A Sorry State

The latest report on the solvency of the Social Security Trust Fund was recently released by the Social Security Administration. Another year has passed, which means another year less until the trust fund will be depleted (in other words, projections still show that depletion will occur by 2034). Neither Social Security nor Medicare have been mentioned as issues on the current administration’s political agenda, so unfortunately the time to find a well-vetted solution continues to tick away, until there will be no choice but mandatory benefit cuts.

The trustees project that the combined asset reserves for Old-Age and Survivors Insurance and Disability Insurance Trust Funds will be depleted in just 17 years.

These funds receive, hold and invest the Social Security taxes workers and employers pay. The funds are also used to make retirement, survivor and disability payments to approximately 61 million Americans.   

In their report to Congress, the trustees said assets totaled approximately $2.85 trillion in 2016, an increase of $35 billion from the prior year. Although the funds are expected to grow for the next few years, beginning in 2022 the trustees foresee annual benefits paid out will exceed the Social Security taxes workers and employers pay. If Congress doesn't act before 2034, trust fund assets will be depleted, and the taxes workers and employers pay would be enough to cover only about 77 percent of scheduled benefits.

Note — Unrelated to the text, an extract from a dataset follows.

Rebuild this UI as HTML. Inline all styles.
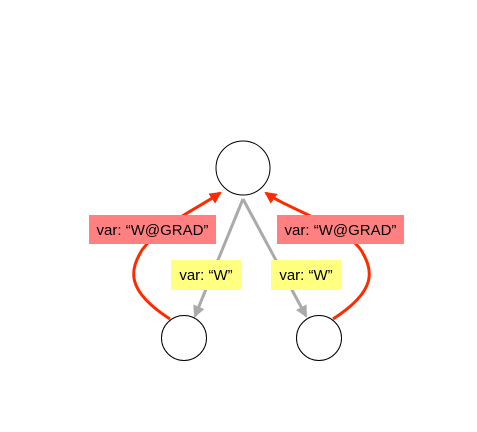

The reason is demographics: a rapidly growing number of baby boomer retirees, increases in life expectancy and lower birth rates. When Social Security was first established in 1935, a retiree aged 65 would live to age 77 on average. Today, that 65-year-old will live to at least 85. In 1950, 16 workers paid Social Security taxes for every person collecting benefits. Today, that ratio has shrunk to 3.3 to one, and by 2034, it's projected to be as little as two to one.

To head off the coming day of reckoning, Congress will need to consider several potential solutions. They could include increasing the payroll tax workers and their employers pay into Social Security, cutting benefits to younger workers who have more time to plan for retirement and increasing the amount of Social Security benefits that are taxable for higher-income retirees. 

Chances are that any solution would include some combination of all three.

While it remains to be seen if Congress will actually act, individuals need to think about what must be done now to soften the impact of a future that's likely to have less in the way of Social Security benefits.

For example, younger workers today may have to wait until age 70 or older to collect Social Security benefits (if they can collect at all), which means they'll need to save more for retirement. That makes it even more important for them to make the most of contributing to tax-advantaged retirement savings accounts, including 401(k) plans, IRAs and health savings accounts. For those close to or in retirement, the potential for reduction in benefits must be addressed in your planning. Though there is a 17-year window, and a lot can happen between now and then, forewarned is forearmed.

The annual report also updated information on the state of Medicare’s finances.

In terms of Medicare, the trustees project that the trust fund for Part A, which covers hospital costs for seniors, will run dry by 2029. That's one year earlier than they projected last year, due to lower-than-expected payroll taxes and a slower-than-estimated rate of reduction in inpatient use of hospital services.

But the exhaustion date is still 11 years later than had been projected before Congress passed the Affordable Care Act, known as Obamacare, in 2010.

By 2029, Medicare Part A would only be able to pay out 88% of expected benefits -- a figure that would fall to 81% by 2041 before gradually increasing to 88% by 2091.

Meanwhile, Medicare Part B, which helps seniors pay for doctor's bills and outpatient expenses, is funded by a combination of premium payments and money from general federal revenue. The same is true of Part D, which offers prescription drug coverage. Both will be financed in full indefinitely, but only because the law requires automatic financing of them.

But their costs are growing quickly. The trustees estimate that the costs will grow to 3.4% of GDP by 2037.